An oft-repeated line throughout the episode (these were literally Benjamin’s dying words, which, okay) was, “To injure your opponent is to injure yourself.” Killing Richard injured Morgan greatly.
After burying Richard in his chosen gravesite, Morgan went to see Carol, who was finally coming out of her year-long Bell Jar. Carol, being a smart cookie, spent most of the episode questioning whether Daryl had told her the truth about everyone in the Grimes Gang surviving the Saviors. Because if Rick and Co. had truly defeated them back at the outpost, then why were Ezekiel and his gang still making weekly tributes?

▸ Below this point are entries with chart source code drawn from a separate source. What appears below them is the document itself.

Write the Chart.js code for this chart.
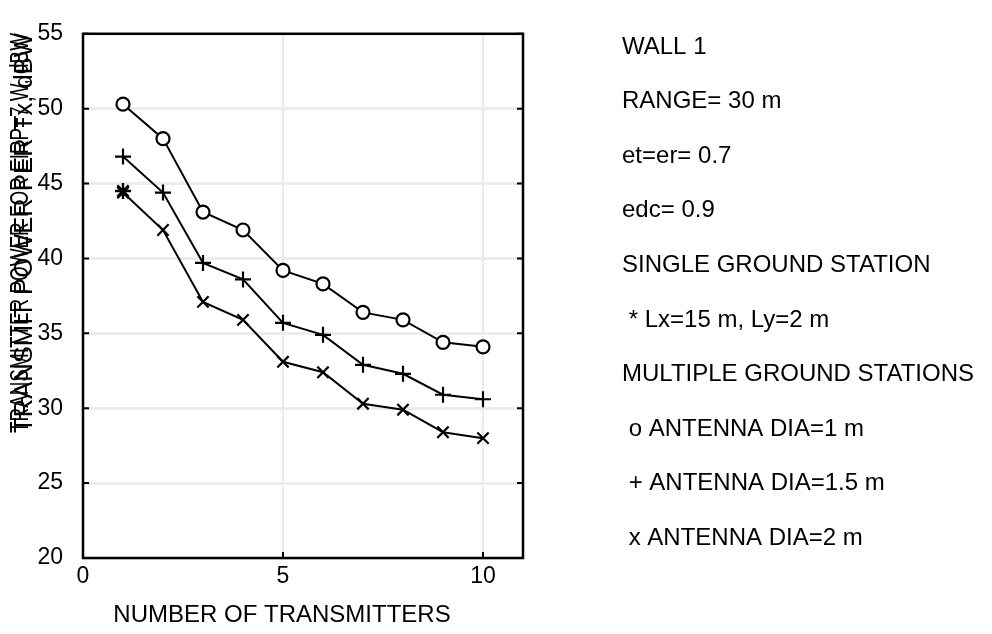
<!DOCTYPE html>
<html>
<head>
<meta charset="utf-8">
<script src="https://cdn.jsdelivr.net/npm/chart.js@4.4.1/dist/chart.umd.min.js"></script>
<style>
    html, body { margin: 0; padding: 0; background: #fff; }
    #wrap { width: 992px; height: 634px; position: relative; }
</style>
</head>
<body>
<div id="wrap"><canvas id="powerChart"></canvas></div>
<script>
// number of transmitters on the x axis
const transmitters = [1, 2, 3, 4, 5, 6, 7, 8, 9, 10];
// transmit power (dBW) per antenna diameter
const dia1m = [50.3, 48.0, 43.1, 41.9, 39.2, 38.3, 36.4, 35.9, 34.4, 34.1];
const dia15m = [46.8, 44.4, 39.7, 38.6, 35.7, 34.9, 32.9, 32.3, 30.9, 30.6];
const dia2m = [44.4, 41.9, 37.1, 35.9, 33.1, 32.4, 30.3, 29.9, 28.4, 28.0];
// single ground station point
const singleX = [1];
const singleVal = [44.5];

const xTicks = [0, 5, 10];
const yTicks = [20, 25, 30, 35, 40, 45, 50, 55];

const notes = [
    'WALL 1',
    'RANGE= 30 m',
    'et=er= 0.7',
    'edc= 0.9',
    'SINGLE GROUND STATION',
    ' * Lx=15 m, Ly=2 m',
    'MULTIPLE GROUND STATIONS',
    ' o ANTENNA DIA=1 m',
    ' + ANTENNA DIA=1.5 m',
    ' x ANTENNA DIA=2 m'
];

// the y title was printed twice on top of itself in the original
const yTitles = ['TRANSMIT POWER PER Tx, dBW', 'TRANSMITTER POWER FOR EIRP=7 W, dBW'];

const FONT = "'Liberation Sans', Arial, sans-serif";

const toPoints = (xs, ys) => xs.map((x, i) => ({ x: x, y: ys[i] }));

const lineSet = (label, values, style, radius) => ({
    label: label,
    data: toPoints(transmitters, values),
    showLine: true,
    borderColor: '#000',
    borderWidth: 2,
    pointStyle: style,
    pointRadius: radius,
    pointBorderWidth: 2.2,
    pointBackgroundColor: '#fff',
    pointBorderColor: '#000'
});

// frame, inward ticks, titles and the notes column
const decorations = {
    id: 'decorations',
    afterDraw(chart) {
        const ctx = chart.ctx;
        const area = chart.chartArea;
        const xs = chart.scales.x;
        const ys = chart.scales.y;
        ctx.save();

        ctx.strokeStyle = '#000';
        ctx.lineWidth = 2.5;
        ctx.strokeRect(area.left, area.top, area.right - area.left, area.bottom - area.top);

        ctx.lineWidth = 2;
        ctx.beginPath();
        yTicks.forEach(v => {
            const y = ys.getPixelForValue(v);
            ctx.moveTo(area.left, y); ctx.lineTo(area.left + 6, y);
            ctx.moveTo(area.right, y); ctx.lineTo(area.right - 6, y);
        });
        xTicks.forEach(v => {
            const x = xs.getPixelForValue(v);
            ctx.moveTo(x, area.bottom); ctx.lineTo(x, area.bottom - 6);
        });
        ctx.stroke();

        ctx.fillStyle = '#000';
        ctx.font = '24px ' + FONT;
        ctx.textAlign = 'center';
        ctx.textBaseline = 'middle';
        ctx.fillText('NUMBER OF TRANSMITTERS', 282, 615);

        ctx.font = '25px ' + FONT;
        yTitles.forEach((t, i) => {
            const w = ctx.measureText(t).width;
            ctx.save();
            ctx.translate(23, 433);
            ctx.rotate(-Math.PI / 2);
            ctx.scale(400 / w, 1);
            ctx.textAlign = 'left';
            ctx.fillText(t, 0, i === 0 ? 2 : -2);
            ctx.restore();
        });

        ctx.font = '24px ' + FONT;
        ctx.textAlign = 'left';
        notes.forEach((t, i) => {
            ctx.fillText(t, 622, 47 + i * 54.6);
        });
        ctx.restore();
    }
};

new Chart(document.getElementById('powerChart'), {
    type: 'scatter',
    data: {
        datasets: [
            lineSet('o ANTENNA DIA=1 m', dia1m, 'circle', 6.5),
            lineSet('+ ANTENNA DIA=1.5 m', dia15m, 'cross', 8),
            lineSet('x ANTENNA DIA=2 m', dia2m, 'crossRot', 8),
            {
                label: '* Lx=15 m, Ly=2 m',
                data: toPoints(singleX, singleVal),
                showLine: false,
                pointStyle: 'star',
                pointRadius: 8,
                pointBorderWidth: 2.4,
                pointBorderColor: '#000'
            }
        ]
    },
    options: {
        responsive: true,
        maintainAspectRatio: false,
        animation: false,
        layout: { padding: { top: 10, right: 469, bottom: 0, left: 0 } },
        plugins: {
            legend: { display: false },
            tooltip: { enabled: false }
        },
        scales: {
            x: {
                type: 'linear',
                min: 0,
                max: 11,
                afterBuildTicks: axis => { axis.ticks = xTicks.map(v => ({ value: v })); },
                afterFit: axis => { axis.height = 76; },
                border: { display: false, dash: [1, 1] },
                grid: {
                    drawTicks: false,
                    color: ctx => (ctx.tick && ctx.tick.value > 0) ? '#d8d8d8' : 'rgba(0,0,0,0)',
                    lineWidth: 2
                },
                ticks: {
                    padding: 5,
                    color: '#000',
                    font: { family: FONT, size: 23 }
                }
            },
            y: {
                min: 20,
                max: 55,
                afterBuildTicks: axis => { axis.ticks = yTicks.map(v => ({ value: v })); },
                afterFit: axis => { axis.width = 83; },
                border: { display: false },
                grid: {
                    drawTicks: false,
                    color: '#ececec',
                    lineWidth: 3
                },
                ticks: {
                    padding: 20,
                    color: '#000',
                    font: { family: FONT, size: 23 }
                }
            }
        }
    },
    plugins: [decorations]
});
</script>
</body>
</html>
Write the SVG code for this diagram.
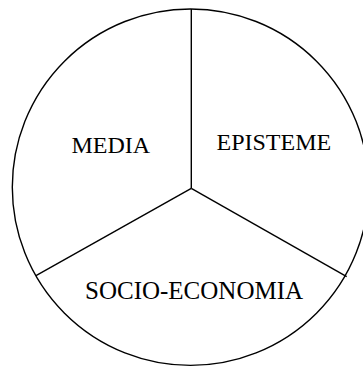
<svg xmlns="http://www.w3.org/2000/svg" width="363" height="367" viewBox="0 0 363 367">
<style>
.ln{fill:none;stroke:#000;stroke-width:1.4}
.lbl{font-family:"Liberation Serif","Times New Roman",serif;font-size:24px;fill:#000}
</style>
<rect width="363" height="367" fill="#fff"/>
<g id="connectors">
<circle class="ln" cx="190.5" cy="187.2" r="178.2"/>
<line class="ln" x1="191.3" y1="9" x2="191.3" y2="188.3"/>
<line class="ln" x1="191.3" y1="188.3" x2="36" y2="275.7"/>
<line class="ln" x1="191.3" y1="188.3" x2="346.7" y2="276.7"/>
</g>
<g id="media"><text class="lbl" x="71.5" y="153.3">MEDIA</text></g>
<g id="episteme"><text class="lbl" x="216.5" y="150">EPISTEME</text></g>
<g id="socio-economia"><text class="lbl" x="85" y="299" style="font-size:25px">SOCIO-ECONOMIA</text></g>
</svg>
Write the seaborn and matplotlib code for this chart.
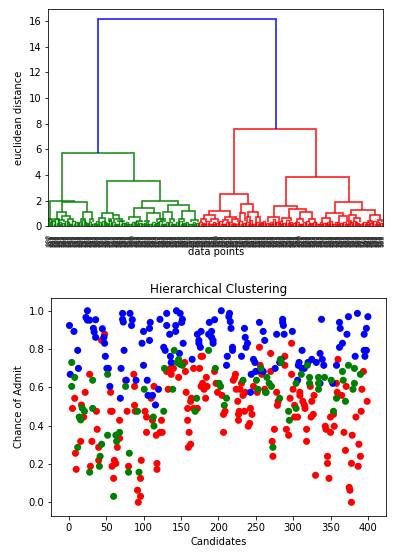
import matplotlib
matplotlib.use("Agg")
import matplotlib.pyplot as plt
import numpy as np
import pandas as pd
import seaborn as sns

W, H = 394, 560

# ---- scatter data ----
red_x = [48,44,28,8,5,22,17,20,37,38,16,31,9,40,10,29,40,56,56,58,68,68,65,61,63,58,60,76,78,87,88,88,89,80,97,96,92,96,93,102,104,104,112,114,110,117,122,125,124,118,118,133,131,136,138,137,140,147,155,156,167,157,159,159,161,163,160,164,163,167,172,177,179,175,
         179,184,179,177,181,185,183,180,195,197,199,205,207,209,207,220,223,222,224,229,231,233,236,226,228,227,227,235,243,245,242,240,247,252,256,258,255,262,270,270,278,280,279,275,272,273,291,294,289,289,298,298,300,296,302,302,306,309,309,313,315,316,318,318,323,328,325,327,324,330,343,344,350,355,350,354,358,359,365,360,371,368,379,370,346,346,348,388,390,378,387,375,376,378,392,394,399,391,384]
red_y = [.877,.845,.668,.543,.49,.574,.508,.445,.475,.381,.318,.318,.256,.287,.172,.188,.219,.574,.475,.475,.428,.334,.287,.219,.203,.188,.125,.637,.475,.668,.605,.506,.475,.188,.219,.125,.063,.031,0,.475,.445,.365,.428,.605,.543,.35,.365,.365,.428,.203,.172,.59,.683,.699,.699,.668,.699,.652,.73,.683,.699,.574,.49,.428,.365,.303,.287,.543,.527,.49,.49,.762,.605,.699,
         .762,.652,.621,.605,.59,.605,.543,.605,.683,.621,.574,.558,.459,.475,.365,.637,.668,.652,.59,.59,.621,.558,.574,.527,.475,.459,.428,.475,.49,.459,.412,.397,.605,.574,.715,.668,.809,.59,.777,.683,.574,.527,.506,.381,.318,.24,.381,.35,.762,.715,.83,.668,.59,.543,.506,.445,.445,.574,.558,.527,.508,.49,.381,.318,.605,.558,.527,.459,.445,.141,.397,.381,.365,.397,.445,.459,.621,.574,.558,.746,.605,.365,.35,.271,.24,.203,.125,.303,.24,.203,.188,.078,.063,0,.59,.683,.527,.475,.445]

blue_x = [1,7,25,23,25,28,36,33,34,36,45,47,48,49,51,53,55,12,13,2,72,72,73,82,85,84,74,70,77,69,90,100,108,109,98,108,100,105,106,112,116,120,122,131,131,135,143,143,144,149,152,151,153,127,129,136,137,148,165,
          204,215,214,216,217,188,195,177,172,174,174,176,191,187,191,193,193,219,219,212,211,231,235,236,239,237,255,260,262,278,288,286,286,287,299,247,249,244,250,255,260,276,282,284,243,312,308,307,312,315,306,320,325,331,336,339,341,336,338,353,358,362,366,362,363,372,374,386,400,398,395,383,395,398,396]
blue_y = [.923,.892,1.0,.965,.951,.951,.953,.908,.889,.861,.906,.861,.83,.762,.699,.699,.605,.793,.699,.668,.986,.955,.941,.986,.953,.923,.793,.699,.637,.543,.637,.892,.908,.939,.83,.845,.715,.637,.558,.558,.508,.59,.955,.986,.923,.877,.892,.923,1.0,.986,.955,.939,.83,.809,.793,.762,.73,.777,.746,
          1.0,.986,.969,.943,.908,.939,.953,.892,.877,.845,.83,.809,.892,.877,.861,.845,.83,.809,.793,.762,.715,.762,.908,.861,.83,.809,.939,.892,.845,.877,.877,.955,.939,.923,.892,.746,.73,.668,.683,.687,.683,.699,.73,.746,.574,.793,.73,.715,.699,.699,.637,.73,.746,.73,.777,.746,.715,.621,.955,.621,.715,.809,.83,.939,.908,.877,.969,.986,.969,.908,.877,.762,.793,.793,.762]

green_x = [4,8,4,32,52,76,101,18,21,14,16,32,92,113,114,127,128,141,147,145,149,152,139,171,169,52,63,68,64,12,44,42,41,28,81,80,94,60,
           187,196,201,203,211,208,233,251,253,257,265,268,271,263,264,282,273,283,284,294,304,295,304,311,319,322,322,334,334,334,342,351,354,358,366,367,370,374,382,382,380,390]
green_y = [.73,.652,.605,.637,.668,.605,.59,.492,.475,.445,.43,.49,.475,.445,.398,.475,.699,.793,.746,.73,.72,.715,.59,.543,.475,.35,.35,.365,.318,.287,.303,.24,.188,.157,.256,.157,.157,.031,
           .793,.699,.621,.605,.543,.506,.637,.637,.59,.699,.652,.621,.605,.574,.574,.543,.287,.746,.73,.475,.49,.428,.621,.668,.715,.652,.621,.652,.621,.59,.652,.637,.475,.543,.683,.637,.527,.715,.699,.621,.59,.668]

# ---- dendrogram merges: left leaf pos, right leaf pos, merge height, left/right leg bottoms ----
top_left, top_right, top_h, top_hl, top_hr = [589], [2718], [16.15], [5.73], [7.6]

green_l = [163,20,163,100,70,165,130,230,410,385,495,696,637,600,768,730,790,830,1118,1023,960,1060,1174,1150,1300,1425,1373,1350,1450,1592,1560,1710,8]
green_r = [1023,306,462,211,130,260,190,300,518,436,540,1333,768,674,850,750,880,900,1552,1262,1090,1120,1333,1200,1370,1684,1477,1400,1505,1751,1620,1785,40]
green_h = [5.73,1.97,1.88,1.09,.6,.8,.5,.6,1.14,.55,.6,3.55,1.06,.65,.85,.55,.55,.45,1.97,1.45,.72,.45,1.0,.45,.6,1.66,1.14,.55,.6,1.22,.55,.5,.55]
green_hl = [1.97,.55,1.09,.6,.3,.5,.3,.3,.55,.3,.3,1.06,.65,.3,.55,.3,.3,.3,1.45,.72,.5,.3,.45,.3,.3,1.14,.55,.3,.3,.55,.3,.3,.3]
green_hr = [3.55,1.88,1.14,.8,.3,.6,.3,.3,.6,.3,.3,1.97,.85,.3,.55,.3,.45,.3,1.66,1.0,.45,.3,.6,.3,.3,1.22,.6,.3,.3,.5,.3,.3,.3]

red_l = [2217,2050,1918,1858,1820,1950,2110,2090,2200,2308,2288,2388,2370,2480,2838,2694,2627,2877,2798,3005,2975,3110,3423,3323,3275,3470,3622,3590,3650,3840,3815,3935,3590]
red_r = [3204,2388,2177,1990,1890,2030,2245,2150,2270,2448,2348,2507,2410,2535,3590,2977,2758,3077,2906,3152,3040,3190,3753,3522,3370,3575,3900,3680,3720,3960,3865,3985,3620]
red_h = [7.6,2.55,1.2,.9,.55,.6,.75,.5,.55,1.75,1.0,1.15,.7,.7,3.86,1.6,.7,1.32,.65,1.14,.55,.55,1.93,1.06,.65,.8,1.3,.85,.65,.85,.45,.5,.4]
red_hl = [2.55,1.2,.9,.55,.3,.3,.5,.3,.3,1.0,.4,.7,.3,.3,1.6,.7,.35,.65,.35,.55,.3,.3,1.06,.65,.3,.35,.85,.4,.3,.45,.25,.3,.2]
red_hr = [3.86,1.75,.75,.6,.3,.3,.55,.3,.3,1.15,.4,.7,.3,.3,1.93,1.32,.35,1.14,.4,.55,.3,.3,1.3,.8,.3,.35,.85,.65,.3,.5,.25,.3,.2]

# lowest merges, one per small leaf group, left to right
green_low = [.6,.45,.55,.3,.25,.4,.2,.45,.35,.3,.5,.25,.35,.2,.4,.3,.45,.25,.5,.3,.2,.4,.25,.3,.2,.35,.4,.25,.2,.3,.15,.35,.25,.4,.2,.3,.35,.2,.3,.4,.25,.35,.2,.3,.25]
red_low = [.3,.25,.45,.2,.3,.25,.4,.2,.35,.3,.25,.2,.4,.25,.3,.5,.2,.35,.3,.45,.25,.3,.55,.3,.4,.25,.5,.3,.25,.35,.2,.3,.4,.25,.3,.2,.35,.25,.3,.4,.2,.3,.25,.35,.2,.3,.4,.25,.2,.35,.3,.25,.4,.3,.25]
green_base = [.3,.2,.25,.15,.2,.3,.15,.2,.25,.15,.3,.2,.15,.25,.2,.15,.3,.2,.25,.15,.2,.15,.25,.2,.15,.3,.2,.15,.25,.2,.15,.2,.3,.15,.2,.25,.15,.2,.3,.15,.25,.2,.15,.2,.25]
red_base = [.2,.15,.25,.2,.15,.3,.2,.15,.25,.2,.15,.3,.2,.25,.15,.2,.3,.15,.25,.2,.15,.2,.3,.25,.15,.2,.25,.15,.3,.2,.15,.25,.2,.15,.3,.2,.15,.25,.2,.15,.3,.2,.25,.15,.2,.15,.3,.2,.25,.15,.2,.3,.15,.2,.25]

# original row numbers of the leaves are not legible; any three-digit mix gives the same band
leaf_labels = [str(100 + (i * 137) % 300) for i in range(400)]
dist_ticks = list(range(0, 18, 2))
cand_ticks = list(range(0, 450, 50))

plt.rcParams["font.family"] = "DejaVu Sans"
fig = plt.figure(figsize=(W / 72, H / 72), dpi=72, facecolor="white")


def axes_px(l, t, r, b):
    return fig.add_axes([l / W, 1 - b / H, (r - l) / W, (b - t) / H])


ax1 = axes_px(48.3, 9.3, 383, 226.3)


def draw_u(ax, xl, xr, h, hl, hr, color, lw=1.7):
    ax.plot([xl, xl, xr, xr], [hl, h, h, hr], color=color, lw=lw,
            solid_joinstyle="miter", solid_capstyle="butt", alpha=0.85)


for j, h in enumerate(green_low):
    draw_u(ax1, 5 + 40 * j, 35 + 40 * j, h, 0, 0, "g", 1.4)
for j, h in enumerate(green_base):
    draw_u(ax1, 25 + 40 * j, 45 + 40 * j, h, 0, 0, "g", 1.4)
for j, h in enumerate(red_low):
    draw_u(ax1, 1805 + 40 * j, 1835 + 40 * j, h, 0, 0, "r", 1.4)
for j, h in enumerate(red_base):
    draw_u(ax1, 1825 + 40 * j, 1845 + 40 * j, h, 0, 0, "r", 1.4)
for row in zip(green_l, green_r, green_h, green_hl, green_hr):
    draw_u(ax1, *row, "g")
for row in zip(red_l, red_r, red_h, red_hl, red_hr):
    draw_u(ax1, *row, "r")
for row in zip(top_left, top_right, top_h, top_hl, top_hr):
    draw_u(ax1, *row, "b")

ax1.set_xlim(0, 4000)
ax1.set_ylim(0, 16.9)
ax1.set_yticks(dist_ticks)
ax1.set_xticks([5 + 10 * i for i in range(400)])
ax1.set_xticklabels(leaf_labels, rotation=90, fontsize=6.5, color="#333333")
ax1.tick_params(axis="x", pad=4.5)
for t in ax1.get_xticklines():
    t.set_visible(False)
ax1.set_ylabel("euclidean distance", fontsize=10)
ax1.set_xlabel("data points", fontsize=10)
ax1.xaxis.set_label_coords(0.5, -0.097)
ax1.yaxis.set_label_coords(-0.074, 0.5)

ax2 = axes_px(51.3, 297.7, 386.3, 515.7)
df = pd.DataFrame({
    "x": red_x + blue_x + green_x,
    "y": red_y + blue_y + green_y,
    "cluster": ["red"] * len(red_x) + ["blue"] * len(blue_x) + ["green"] * len(green_x),
})
sns.scatterplot(data=df, x="x", y="y", hue="cluster",
                palette={"red": "red", "blue": "blue", "green": "green"},
                s=50, linewidth=0, legend=False, ax=ax2)
ax2.set_xlim(-23.3, 424.6)
ax2.set_ylim(-0.07, 1.068)
ax2.set_xticks(cand_ticks)
ax2.set_title("Hierarchical Clustering", fontsize=12, pad=5)
ax2.set_xlabel("Candidates", fontsize=10)
ax2.set_ylabel("Chance of Admit", fontsize=10)

fig.savefig("out.png", dpi=72)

Shoulda thought of that one, Pookie.
By the end of the episode Carol was ready to hear what had truly happened, and it was more than enough to convince her to come out of hiding. But just as Carol had regained the mental strength to go to war — knowing she would likely lose people that she loves — Morgan had lost it completely, and was planning to leave town to take on the Saviors solo. Carol convinced him to take psychological refuge in her hidey-house instead, and packed her bags to stay with Ezekiel and prepare for the fight. (ASIDE: These two are going to hook up soon, right? And we’re all 100 percent here for that, right?)
We have two episodes left before said fight actually goes down, and it will be interesting to see how the disparate armies manage to come together under Rick’s questionable tutelage. Regardless, it was a relief to spend a week with the refreshingly human citizens of the Kingdom, and a firm reminder that Dead can actually be really good when it scales back and relies on human stories.